LGBTQ Advocates Are Hopeful, Yet Wary
The court’s decision was met with approval from LGBTQ+ advocacy groups.
Chase Strangio, Deputy Director for Transgender Justice at the ACLU’s LGBTQ & HIV Project said in a press release, “The future of countless transgender youth in this and future generations rests on this Court adhering to the facts, the Constitution, and its own modern precedent.”
Strangio said, “These bans represent a dangerous and discriminatory affront to the well-being of transgender youth across the country and their Constitutional right to equal protection under the law. They are the result of an openly political effort to wage war on a marginalized group and our most fundamental freedoms. We want transgender people and their families across the country to know we will spare nothing in our defense of you, your loved ones, and your right to decide whether to get this medical care.”
Tara Borelli, Senior Counsel at Lambda Legal, said in a statement, “This Court has historically rejected efforts to uphold discriminatory laws, and without similar action here, these punitive, categorical bans on the provision of gender-affirming care will continue to wreak havoc on the lives of transgender youth and their families.”
Borelli said, “We are grateful that transgender youth and their families will have their day in the highest court, and we will not stop fighting to ensure access to this life-saving, medically necessary care.”
Lucas Cameron-Vaughn, staff attorney at the ACLU of Tennessee said in a statement, “Tennesseans deserve the freedom to live their lives as their authentic selves without government interference, yet every day this law remains in place, it inflicts further pain and injustice on trans youth and their families. The Court has the power to protect trans youth’s right to access the healthcare they need by striking down this discriminatory law.”
Cameron-Vaughn said, “As politicians continue to fuel divisions for their own political gain, it’s crucial to recognize that for trans youth and their families, this isn’t about politics — it’s about the fundamental freedom to access vital, life-saving healthcare. We are steadfast in our commitment to fiercely advocate for trans youth and their families, ensuring they have the autonomy to access the care they need to survive and thrive, and the Court has the opportunity to make that future a reality.”
Plaintiffs Speak Out
Plaintiff Samantha Williams said, “It was incredibly painful watching my child struggle before we were able to get her the life-saving healthcare she needed. We have a confident, happy daughter now, who is free to be herself and she is thriving.”
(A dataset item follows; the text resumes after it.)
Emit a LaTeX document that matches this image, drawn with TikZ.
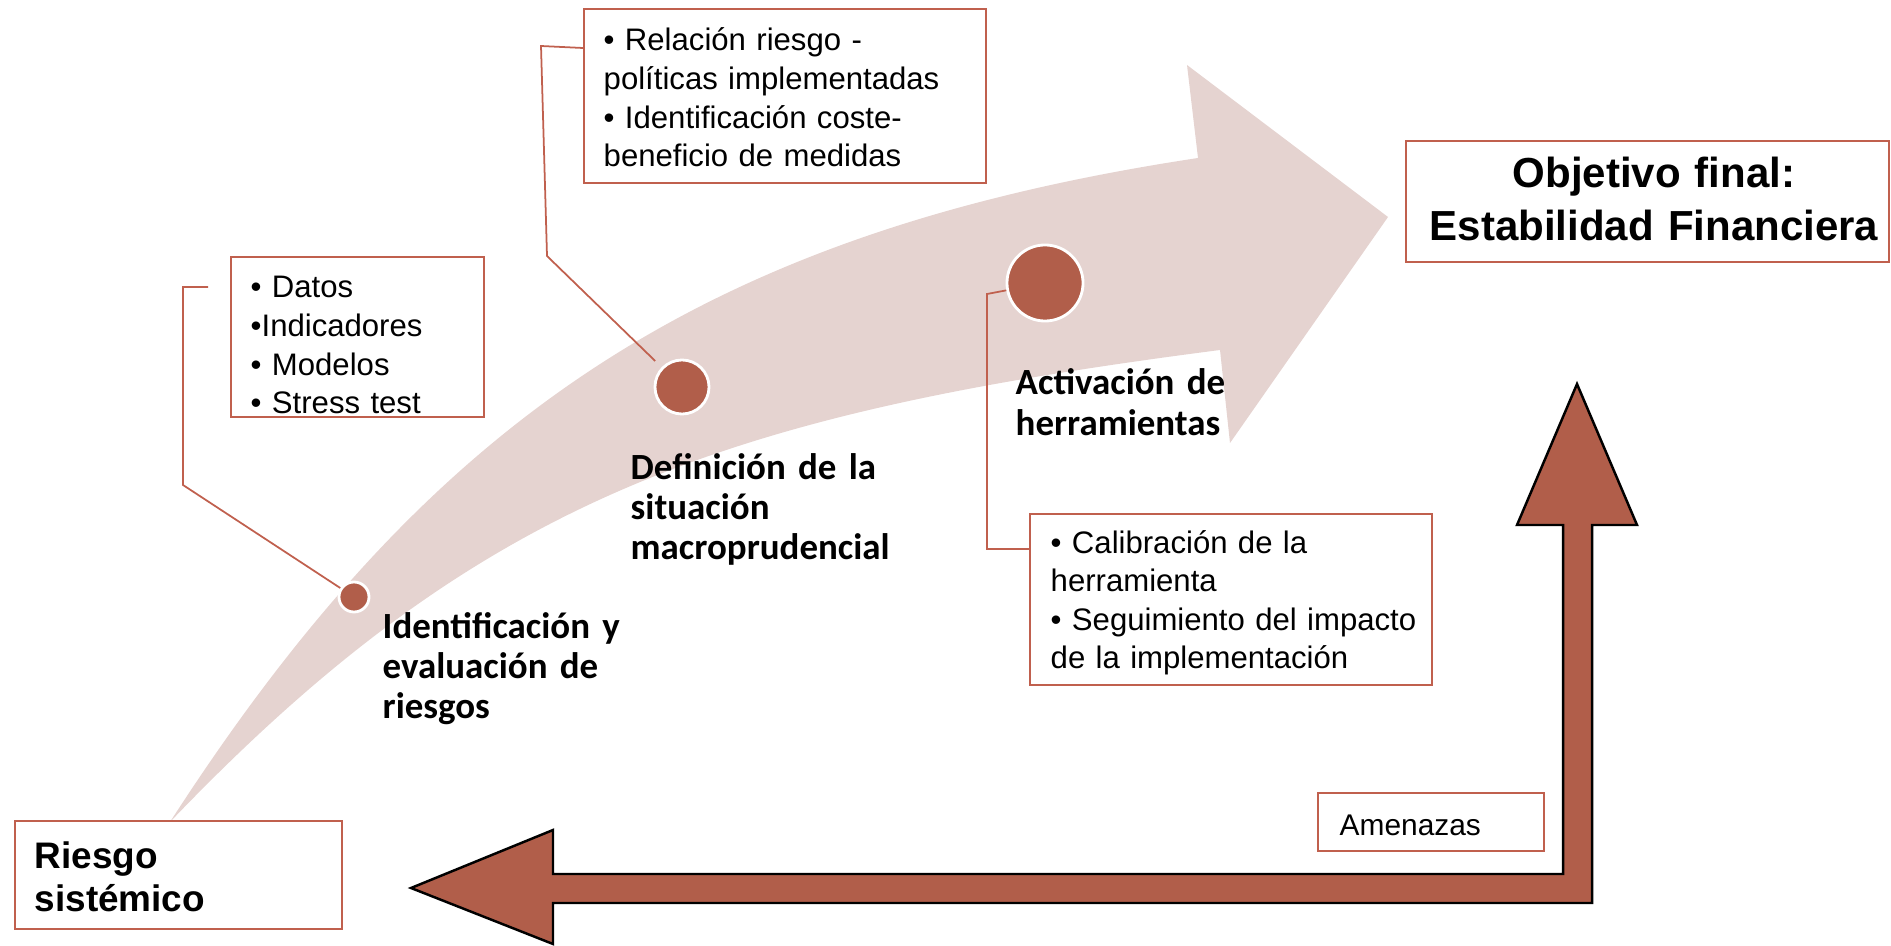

Williams added, “I am so afraid of what this law will mean for her. We don’t want to leave Tennessee, but this legislation would force us to either routinely leave our state to get our daughter the medical care she desperately needs or to uproot our entire lives and leave Tennessee altogether. No family should have to make this kind of choice.”
The Williams’ daughter, who is not named in the suit, said, “I don’t even want to think about having to go back to the dark place I was in before I was able to come out and access the care that my doctors have prescribed for me.”
She said, “I want this law to be struck down so that I can continue to receive the care I need, in conversation with my parents and my doctors, and have the freedom to live my life and do the things I enjoy.”
The justices will determine when cases for next term will be heard later this summer.